Inside the Box: How I Use Arturia V Collection Synths in my Music Production
- Leiam Sullivan
- Apr 9
- 3 min read
Updated: Apr 21

The Role of Arturia V Collection in My Music Production Setup
As someone who grew up chasing the sound of iconic hardware—often through sample packs or DIY attempts—I’ve found Arturia’s approach to software emulation nothing short of a revelation. After years of trying to pin down these classic sounds, using Arturia V Collection in music production has become second nature. It doesn’t just nod to the past—it delivers the raw, authentic tone of the machines that defined entire decades, with all the modern convenience of in-the-box production.
These are my go-to picks from the collection: CMI V, Emulator II V, DX7 V, Solina V, and Vocoder V. Each one has earned its place in my toolkit for different reasons—but they all share a sense of character that’s hard to fake.
CMI V – The Sound That Started It All

The Fairlight CMI marked the dawn of digital sampling and carved out a permanent place in the DNA of electronic music. I’ve been chasing that sound for years—buying original sample libraries, experimenting with third-party emulations—but nothing ever felt truly usable in a real-world mix. Then Arturia dropped CMI V and everything just clicked. It captures the gritty, digital texture that shaped early electronic production, but gives me the control and flexibility I need inside a modern DAW. When I’m after that raw, unmistakably ’80s character—glassy, sharp, and slightly alien—this is always where I start.
Emulator II V – Lo-Fi Soul with Character

The Emulator II has this unmistakable lo-fi charm—8-bit digital playback smoothed by warm analog filters. It’s the kind of sound that shaped the emotional core of early sample-based electronic music. I’d tried using sample packs over the years, even some rare .eii conversions, but they never felt playable or flexible enough. Arturia’s Emulator II V changed that.
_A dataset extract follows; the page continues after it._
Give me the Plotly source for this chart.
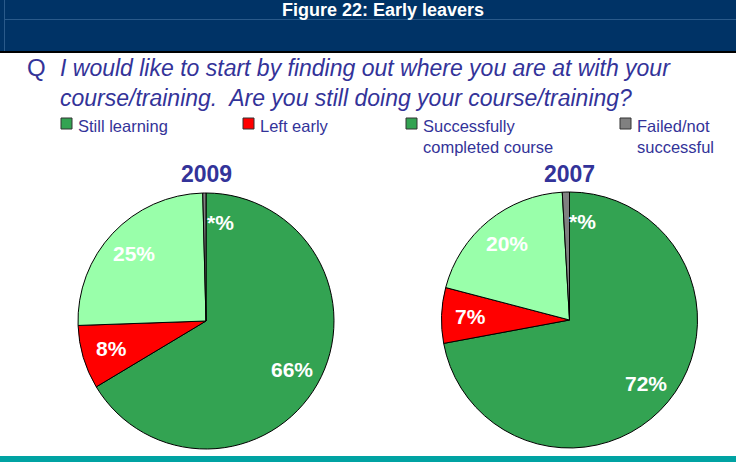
import math
import plotly.graph_objects as go

W, H = 736, 462

categories = ["Successfully completed course", "Left early", "Still learning", "Failed/not successful"]
values_2009 = [66, 8, 25, 0.4]
labels_2009 = ["66%", "8%", "25%", "*%"]
values_2007 = [72, 7, 20, 0.9]
labels_2007 = ["72%", "7%", "20%", "*%"]
slice_colors = ["#33a352", "#ff0000", "#99ffaa", "#808080"]

legend_names = ["Still learning", "Left early", "Successfully<br>completed course", "Failed/not<br>successful"]
legend_colors = ["#33a352", "#ff0000", "#33a352", "#808080"]

title_text = "Figure 22: Early leavers"
question_q = "Q"
question_text = ("I would like to start by finding out where you are at with your<br>"
                 "course/training.  Are you still doing your course/training?")

TEXT_COL = "#333399"
FONT = "Liberation Sans, Arial, sans-serif"


def px(x):
    return x / W


def py(y):
    return 1 - y / H


fig = go.Figure()

pies = [
    ("2009", values_2009, labels_2009, (78, 334), (193, 449)),
    ("2007", values_2007, labels_2007, (441, 698), (192, 448)),
]

annotations = []
shapes = []

for year, vals, labs, (x0, x1), (y0, y1) in pies:
    fig.add_trace(go.Pie(
        values=vals,
        labels=categories,
        sort=False,
        direction="clockwise",
        rotation=0,
        marker=dict(colors=slice_colors, line=dict(color="#000000", width=1)),
        textinfo="none",
        hoverinfo="label+value",
        showlegend=False,
        domain=dict(x=[px(x0), px(x1)], y=[py(y1), py(y0)]),
    ))
    cx = (x0 + x1) / 2
    cy = (y0 + y1) / 2
    r = (x1 - x0) / 2
    total = sum(vals)
    cum = 0
    for v, lab in zip(vals, labs):
        mid = (cum + v / 2) / total * 2 * math.pi
        cum += v
        lx = cx + 0.77 * r * math.sin(mid)
        ly = cy - 0.77 * r * math.cos(mid)
        small = v / total < 0.02
        annotations.append(dict(
            x=px(lx), y=py(ly), xref="paper", yref="paper",
            text=f"<b>{lab}</b>", showarrow=False,
            xanchor="left" if small else "center", yanchor="middle",
            font=dict(family=FONT, size=21, color="white"),
        ))
    annotations.append(dict(
        x=px(cx), y=py(174), xref="paper", yref="paper",
        text=f"<b>{year}</b>", showarrow=False,
        xanchor="center", yanchor="middle",
        font=dict(family=FONT, size=23, color=TEXT_COL),
    ))

# title bar
shapes.append(dict(type="rect", xref="paper", yref="paper", x0=0, x1=1, y0=py(52), y1=1,
                   fillcolor="#003366", line=dict(width=0), layer="below"))
shapes.append(dict(type="line", xref="paper", yref="paper", x0=px(4), x1=1, y0=py(19.5), y1=py(19.5),
                   line=dict(color="#2a5a8a", width=1)))
shapes.append(dict(type="line", xref="paper", yref="paper", x0=px(4.5), x1=px(4.5), y0=py(51), y1=py(0),
                   line=dict(color="#2a5a8a", width=1)))
shapes.append(dict(type="line", xref="paper", yref="paper", x0=0, x1=1, y0=py(52), y1=py(52),
                   line=dict(color="#000000", width=2)))
# bottom bar
shapes.append(dict(type="rect", xref="paper", yref="paper", x0=0, x1=1, y0=0, y1=py(456),
                   fillcolor="#00a3a3", line=dict(width=0)))

annotations.append(dict(
    x=px(383), y=py(10.5), xref="paper", yref="paper", text=f"<b>{title_text}</b>",
    showarrow=False, xanchor="center", yanchor="middle",
    font=dict(family=FONT, size=18, color="white"),
))

annotations.append(dict(
    x=px(25), y=py(67), xref="paper", yref="paper", text=question_q,
    showarrow=False, xanchor="left", yanchor="middle",
    font=dict(family=FONT, size=24, color=TEXT_COL),
))
annotations.append(dict(
    x=px(58), y=py(52.5), xref="paper", yref="paper", text=f"<i>{question_text}</i>",
    showarrow=False, xanchor="left", yanchor="top", align="left",
    font=dict(family=FONT, size=23, color=TEXT_COL),
))

# legend
legend_x = [61, 243, 406, 620]
for lx, name, col in zip(legend_x, legend_names, legend_colors):
    shapes.append(dict(type="rect", xref="paper", yref="paper",
                       x0=px(lx), x1=px(lx + 11), y0=py(129), y1=py(118),
                       fillcolor=col, line=dict(color="#333333", width=1)))
    annotations.append(dict(
        x=px(lx + 15), y=py(115), xref="paper", yref="paper", text=name,
        showarrow=False, xanchor="left", yanchor="top", align="left",
        font=dict(family=FONT, size=16.5, color=TEXT_COL),
    ))

fig.update_layout(
    width=W, height=H,
    margin=dict(l=0, r=0, t=0, b=0),
    paper_bgcolor="white",
    plot_bgcolor="white",
    shapes=shapes,
    annotations=annotations,
    showlegend=False,
)

fig.write_html("out.html")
It captures the imperfect texture of the originals—the subtle pitch drift, the grainy depth—and wraps it in a workflow that lets me use it like a proper instrument. If I’m building something emotional but still raw, this is one of my first stops.
DX7 V – The FM Blueprint

I don’t always reach for FM synthesis, but when I do, it’s the DX7 V. Sometimes I just need a reliable bass patch when I’m not in the studio, and this delivers. It nails the sound of my hardware DXs—and crucially, it gives me access to all the original presets, which I love. It’s one of the cleanest, most useable FM emulations I’ve worked with and a serious bonus is the enhanced UI and sound shaping tools Arturia has added.
Solina V – The Synth String Sweet Spot

Synth strings are tricky. They can sound dated, or just sit awkwardly in a mix. I used to rely on the JV1080’s Vintage Expansion for passable string textures, but nothing ever quite felt right—until I tried Arturia’s Solina V. I’ve never played a real Solina, but I’ve heard it in enough records to know the tone. This plugin hits that space perfectly: thick, lush, slightly phasey with that analog shimmer that feels like early electronica or cosmic disco. It’s not just string filler—it’s a character piece. When I need that emotional lift or nostalgic sweep, this is what I use.
Vocoder V – Speaking in Frequencies

The vocoder’s always been a symbol of electronic music’s more alien side—robotic, coded, processed to the point of abstraction. Arturia’s Vocoder V leans into that history but adds a level of sound design depth that’s hard to ignore. I’ve used it on a few Am.Is. tracks, now—it’s not just for “robot voice” clichés. The built-in synth and sampler let me sculpt formant shapes and textures that go from Kraftwerk to Burial in seconds. Whether I’m smearing a voice into the pads or creating something entirely synthetic, it gives me the tools to shape identity in sound.
Arturia: The Future Built on the Past
What I love about Arturia is that they don’t just emulate—they understand. Their synths aren’t museum pieces—they’re living instruments. Whether you’re chasing that retro texture or just want high-quality tools with character, Arturia’s approach gives you the best of both worlds. It’s not just nostalgia—it’s practical, powerful, and inspiring.
Maybe it’s no coincidence I gravitate toward Arturia. I do have a French streak running through me—the art, the music, the visual style—from the bold lines of 1960s Pierre Cardin and Courrèges to the filtered funk and techno of ’90s Bangalter. There’s something in their design, their sound, their whole approach that feels familiar in all the right ways.